The Luxembourg National Research Fund (FNR) is the main funder of  research activities in Luxembourg. In its 2018-21 multiannual contract with the Government, the FNR has been mandated to review the national research priorities for Luxembourg in close coordination with the Ministry of Higher Education and Research.  The selection of the revised national research priorities is based on the following criteria:
1. Current strengths and identification of new areas/emerging topics,
2. Relevance in an international context, and
3. Relevance for the country.

FNR has made biophysics and quantitative biology a national research priority as follows (Extract from the FNR recommendations to the Minister of Higher Education and Research in Luxembourg – April 2019):

Physics of Active/Living Matter Within the Materials Science Research Area

“This topic aims at understanding the complex dynamic of active/living matter and to be able to build such systems in a bottom-up approach, i.e. from molecules to active/living systems. Such systems are in non-equilibrium and made up of units that consume energy and transform it into mechanical work.”
“This integrated research provides opportunities for the research community to cross disciplinary boundaries with impact in new fields. This could put a special emphasis on one area in which Luxembourg has so far limited activity but where there is great potential.”
“It is a hot and booming topic on the international scale. The true potential for Luxembourg can be realized if researchers from materials sciences and physics interact with those from life sciences and computational sciences.”
“Physics of active/living matter” could be a research topic where Luxembourg has great potential to make a difference on international level”
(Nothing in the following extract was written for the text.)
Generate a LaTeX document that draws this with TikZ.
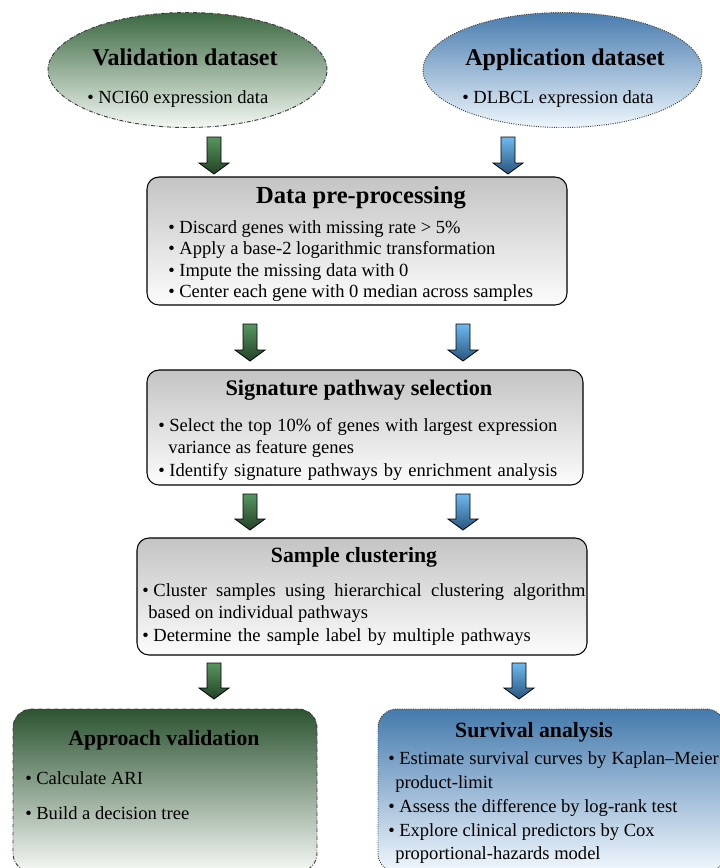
\documentclass[tikz,border=0pt]{standalone}
\usepackage{fontspec}
\setmainfont{Liberation Serif}
\usetikzlibrary{shapes.geometric}
\definecolor{gEllTop}{RGB}{58,104,64}
\definecolor{gEllBot}{RGB}{243,248,243}
\definecolor{bEllTop}{RGB}{72,124,174}
\definecolor{bEllBot}{RGB}{238,246,253}
\definecolor{grayTop}{RGB}{196,196,196}
\definecolor{grayBot}{RGB}{252,252,252}
\definecolor{gArrTop}{RGB}{88,150,95}
\definecolor{gArrBot}{RGB}{33,66,38}
\definecolor{bArrTop}{RGB}{110,185,240}
\definecolor{bArrBot}{RGB}{40,85,125}
\definecolor{gBoxTop}{RGB}{44,84,49}
\definecolor{gBoxBot}{RGB}{246,249,246}
\definecolor{bBoxTop}{RGB}{68,122,172}
\definecolor{bBoxBot}{RGB}{242,248,254}
\definecolor{edgeGray}{RGB}{60,60,60}
\newcommand\flowarrow[4]{%
  \shadedraw[#1] (#2-7,#3) -- (#2+7,#3) -- (#2+7,#4-11) -- (#2+15,#4-11)
    -- (#2,#4) -- (#2-15,#4-11) -- (#2-7,#4-11) -- cycle;}
\newcommand\justline[2]{\textbullet\ \makebox[#1][s]{#2}}
\tikzset{
  ttl/.style={font=\fontsize{18}{20}\bfseries\selectfont, anchor=base, inner sep=0pt},
  ttlsm/.style={font=\fontsize{16.3}{19}\bfseries\selectfont, anchor=base, inner sep=0pt},
  body/.style={font=\fontsize{13.9}{16.5}\selectfont, anchor=base west, inner sep=0pt},
  graybox/.style={draw=black, line width=0.8pt, rounded corners=9pt,
    top color=grayTop, bottom color=grayBot, inner sep=0pt},
  greenell/.style={ellipse, draw=edgeGray, line width=0.7pt,
    dash pattern=on 3pt off 1.2pt on 0.6pt off 1.2pt,
    top color=gEllTop, bottom color=gEllBot, inner sep=0pt},
  blueell/.style={ellipse, draw=edgeGray, line width=0.7pt, densely dotted,
    top color=bEllTop, bottom color=bEllBot, inner sep=0pt},
  greenbox/.style={draw=edgeGray, line width=0.7pt, rounded corners=14pt,
    dash pattern=on 3pt off 1.2pt on 0.6pt off 1.2pt,
    top color=gBoxTop, bottom color=gBoxBot, inner sep=0pt},
  bluebox/.style={draw=edgeGray, line width=0.7pt, rounded corners=14pt, densely dotted,
    top color=bBoxTop, bottom color=bBoxBot, inner sep=0pt},
  garr/.style={draw=black, line width=0.6pt, top color=gArrTop, bottom color=gArrBot},
  barr/.style={draw=black, line width=0.6pt, top color=bArrTop, bottom color=bArrBot},
}
\begin{document}
\begin{tikzpicture}[x=0.75pt,y=-0.75pt]
\useasboundingbox (0,0) rectangle (720,868);
\clip (0,0) rectangle (720,868);

% top ellipses
\node[greenell, minimum width=209.25pt, minimum height=86.25pt] (valid) at (187.5,70) {};
\node[ttl] (validT) at (185,65) {Validation dataset};
\node[body] (validB) at (87,103) {\textbullet\ NCI60 expression data};

\node[blueell, minimum width=209.25pt, minimum height=86.25pt] (appl) at (562.5,70) {};
\node[ttl] (applT) at (565,65) {Application dataset};
\node[body] (applB) at (462,103) {\textbullet\ DLBCL expression data};

% arrows row 1
\flowarrow{garr}{214}{137}{174}
\flowarrow{barr}{508}{137}{174}

% data pre-processing
\node[graybox, minimum width=315pt, minimum height=96pt] (prep) at (357,241) {};
\node[font=\fontsize{18.4}{20}\bfseries\selectfont, anchor=base, inner sep=0pt] (prepT) at (361,203) {Data pre-processing};
\node[body] (prep1) at (168,233) {\textbullet\ Discard genes with missing rate > 5\%};
\node[body] (prep2) at (168,254.5) {\textbullet\ Apply a base-2 logarithmic transformation};
\node[body] (prep3) at (168,276) {\textbullet\ Impute the missing data with 0};
\node[body] (prep4) at (168,297.5) {\textbullet\ Center each gene with 0 median across samples};

% arrows row 2
\flowarrow{garr}{250}{324}{361}
\flowarrow{barr}{463}{324}{361}

% signature pathway selection
\node[graybox, minimum width=327pt, minimum height=86.25pt] (sig) at (365,427.5) {};
\node[font=\fontsize{16.7}{19}\bfseries\selectfont, anchor=base, inner sep=0pt] (sigT) at (359,395) {Signature pathway selection};
\node[body] (sig1) at (158,431) {\justline{291pt}{Select the top 10\% of genes with largest expression}};
\node[body] (sig2) at (168,453.5) {variance as feature genes};
\node[body] (sig3) at (158,476) {\justline{291pt}{Identify signature pathways by enrichment analysis}};

% arrows row 3
\flowarrow{garr}{250}{494}{530}
\flowarrow{barr}{463}{494}{530}

% sample clustering
\node[graybox, minimum width=337.5pt, minimum height=87.75pt] (clus) at (362,596.5) {};
\node[ttlsm] (clusT) at (354,562) {Sample clustering};
\node[body] (clus1) at (142,596) {\justline{324pt}{Cluster samples using hierarchical clustering algorithm}};
\node[body] (clus2) at (148,618.5) {based on individual pathways};
\node[body] (clus3) at (142,641) {\justline{283pt}{Determine the sample label by multiple pathways}};

% arrows row 4
\flowarrow{garr}{214}{663}{699}
\flowarrow{barr}{519}{663}{699}

% approach validation
\node[greenbox, minimum width=228pt, minimum height=122.25pt] (appr) at (165,790.5) {};
\node[ttlsm] (apprT) at (164,745) {Approach validation};
\node[body] (appr1) at (25,784) {\textbullet\ Calculate ARI};
\node[body] (appr2) at (25,819) {\textbullet\ Build a decision tree};

% survival analysis
\node[bluebox, minimum width=260.25pt, minimum height=122.25pt] (surv) at (551.5,790.5) {};
\node[ttlsm] (survT) at (534,737) {Survival analysis};
\node[body] (surv1) at (388,764) {\justline{239.5pt}{Estimate survival curves by Kaplan--Meier}};
\node[body] (surv2) at (395,788) {product-limit};
\node[body] (surv3) at (388,812) {\textbullet\ Assess the difference by log-rank test};
\node[body] (surv4) at (388,836) {\textbullet\ Explore clinical predictors by Cox};
\node[body] (surv5) at (395,859.5) {proportional-hazards model};
\end{tikzpicture}
\end{document}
Complex Systems – Data and Models Within the Biomedical Sciences and Precision Medicine Area

“The focus here is on utilising high-dimensionality data and models to understand complex systems, from both a top-down and bottom-up perspective. Through the creation and refinement of models and increased dimensionality of data, mechanistic and therapeutic insights can be gained that could help to better stratify patients and to develop individualized treatments. “

Effective Collection And Deconvolution Of Complex Data: “This effort comprises “top-down” research on systems and the creation of data to uncover insights. This internationally relevant research area is already quite strong in Luxembourg, with a track record of successful competitive national and international funding to create critical mass, specifically at the Luxembourg Centre for Systems Biomedicine (LCSB).” “Materials Science/Physics, ICT groups and Social Sciences could collaborate with biomedical researchers, applying research on the underlying idea of systems on multidisciplinary and interdisciplinary research projects.”

Multi-Scale And Mechanistic Models: “This initiative comprises a “bottom-up” research approach to the understanding of complex biomedical systems, utilising new and existing data to investigate systems, self organisation, and emergent properties.” “This is a growth field that would be a great niche for Luxembourg and tie together the Physics/Materials Science domain with the Biomedicine domain, as the same sort of analysis and modelling methods are used in both fields and can thus be merged effectively for impact in both domains (and possibly in other domains as well, such as ICT).